I feel I'm really unexperienced to discuss Delver x)
In fact, Spells Matter in our cube is more of a midrange/control archetype. Although midrange must be able to splash into some agressive creatures in a control matchup, but, as fasr as I understand, Delver is a separate strategy.
 
What are you're thought on spells matter future sight?
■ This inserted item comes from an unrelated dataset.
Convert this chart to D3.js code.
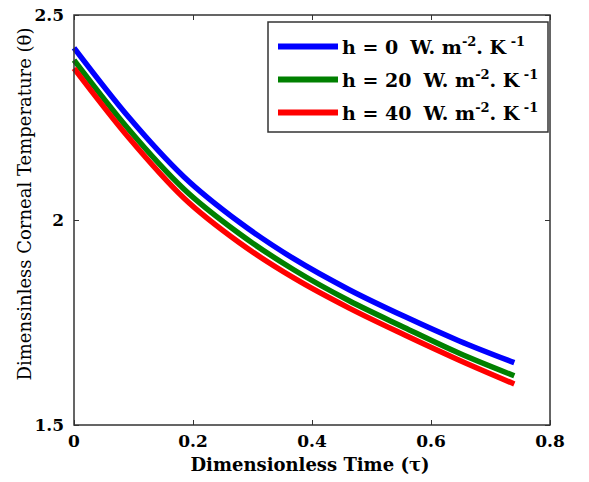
<!DOCTYPE html>
<meta charset="utf-8">
<style>
  body { margin: 0; background: #fff; }
</style>
<body>
<svg id="chart" width="589" height="482"></svg>
<script src="https://d3js.org/d3.v7.min.js"></script>
<script>
  const tau = [0, 0.0925, 0.185, 0.2775, 0.37, 0.4625, 0.555, 0.6475, 0.74];
  const h0  = [2.42, 2.25, 2.105, 1.995, 1.905, 1.83, 1.765, 1.705, 1.652];
  const h20 = [2.39, 2.22, 2.075, 1.967, 1.878, 1.803, 1.738, 1.675, 1.62];
  const h40 = [2.37, 2.20, 2.053, 1.945, 1.858, 1.785, 1.72, 1.658, 1.60];
  const seriesNames = ["h = 0", "h = 20", "h = 40"];
  const colors = ["#0000ff", "#008000", "#ff0000"];
  const xTicks = [0, 0.2, 0.4, 0.6, 0.8];
  const yTicks = [1.5, 2, 2.5];

  const FONT = "DejaVu Serif";
  const svg = d3.select("#chart");
  const m = { left: 74, right: 39, top: 15, bottom: 57 };
  const W = 589 - m.left - m.right, H = 482 - m.top - m.bottom;

  const x = d3.scaleLinear().domain([0, 0.8]).range([m.left, m.left + W]);
  const y = d3.scaleLinear().domain([1.5, 2.5]).range([m.top + H, m.top]);

  const line = d3.line().curve(d3.curveMonotoneX).x(d => x(d[0])).y(d => y(d[1]));
  [h0, h20, h40].forEach((s, i) => {
    svg.append("path")
      .datum(tau.map((t, j) => [t, s[j]]))
      .attr("d", line)
      .attr("fill", "none")
      .attr("stroke", colors[i])
      .attr("stroke-width", 5.5)
      .attr("stroke-linejoin", "round");
  });

  // frame + inward ticks
  const axColor = "#333";
  svg.append("g").attr("transform", `translate(0,${m.top + H})`)
    .call(d3.axisTop(x).tickValues(xTicks).tickSize(5).tickFormat(""));
  svg.append("g").attr("transform", `translate(0,${m.top})`)
    .call(d3.axisBottom(x).tickValues(xTicks).tickSize(5).tickFormat(""));
  svg.append("g").attr("transform", `translate(${m.left},0)`)
    .call(d3.axisRight(y).tickValues(yTicks).tickSize(5).tickFormat(""));
  svg.append("g").attr("transform", `translate(${m.left + W},0)`)
    .call(d3.axisLeft(y).tickValues(yTicks).tickSize(5).tickFormat(""));
  svg.selectAll(".domain").remove();
  svg.selectAll(".tick line").attr("stroke", axColor);
  svg.append("rect").attr("x", m.left).attr("y", m.top).attr("width", W).attr("height", H)
    .attr("fill", "none").attr("stroke", axColor).attr("stroke-width", 1.5);

  // tick labels
  svg.selectAll(".xl").data(xTicks).join("text")
    .attr("font-family", FONT)
    .attr("x", d => x(d)).attr("y", m.top + H + 22)
    .attr("text-anchor", "middle").attr("font-size", 17).attr("font-weight", "bold")
    .text(d => d);
  svg.selectAll(".yl").data(yTicks).join("text")
    .attr("font-family", FONT)
    .attr("x", m.left - 10).attr("y", d => y(d) + 6)
    .attr("text-anchor", "end").attr("font-size", 17).attr("font-weight", "bold")
    .text(d => d === 2 ? "2" : d.toFixed(1));

  // axis titles
  svg.append("text").attr("font-family", FONT)
    .attr("x", x(0.4) - 2).attr("y", 471)
    .attr("text-anchor", "middle").attr("font-size", 18).attr("font-weight", "bold")
    .text("Dimensionless Time (τ)");
  svg.append("text").attr("font-family", FONT)
    .attr("transform", `translate(31,${y(2) - 16}) rotate(-90)`)
    .attr("text-anchor", "middle").attr("font-size", 18)
    .text("Dimensinless Corneal Temperature  (θ)");

  // legend
  const lg = svg.append("g");
  lg.append("rect").attr("x", 268).attr("y", 22).attr("width", 280).attr("height", 110)
    .attr("fill", "#fff").attr("stroke", axColor).attr("stroke-width", 1.5);
  seriesNames.forEach((n, i) => {
    const ly = 46.5 + i * 33;
    lg.append("line").attr("x1", 278).attr("x2", 338).attr("y1", ly).attr("y2", ly)
      .attr("stroke", colors[i]).attr("stroke-width", 6);
    const t = lg.append("text").attr("font-family", FONT)
      .attr("x", 342).attr("y", ly + 7)
      .attr("font-size", 19).attr("font-weight", "bold");
    t.append("tspan").text(n);
    t.append("tspan").attr("dx", 12).text("W. m");
    t.append("tspan").attr("dy", -8).attr("font-size", 13).text("-2");
    t.append("tspan").attr("dy", 8).text(". K");
    t.append("tspan").attr("dy", -8).attr("font-size", 13).text(" -1");
  });
</script>
</body>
Looks like it would be able to generate lots of CA in any deck with 13+ instants/sorceries. Also exiling top deck lands or unneeded stuff in the late game is not bad either.
 
I think Precognition Field seems neat, but the spells deck is really easy to misdraft already by hitting a bad ratio of spells to creatures, so I think it's probably counterproductive to include it. Given that most of these decks are desperate to hit more Young Pyromancer triggers or develop a huge Rise from the Tides, I think that typically they'd benefit much more from Think Twice, Frantic Search, Forbidden Alchemy, and/or Deep Analysis, which are all great at functioning as format cogs that contribute to other decks as well.
 

Onderzeeboot

Ecstatic Orb
Yeah, I'ld say the problem is that you have a limited amount of slots for non-instants / non-sorceries, and you want use those slots to either be game-changers or cards that shore up a weakness in your deck. This is neither of those. It's a value engine, but you're much better off using instants and sorceries for gaining value. Any cantrip or card draw spell will do, as long as it also triggers Young Pyromancer and ensures another zombie with Rise from the Tides :)

Precognition Field should probably be good in a slow control deck, but then you've got a card in your cube that's sending mixed signals. It looks like it should support spells matter decks, but in reality it supports control decks.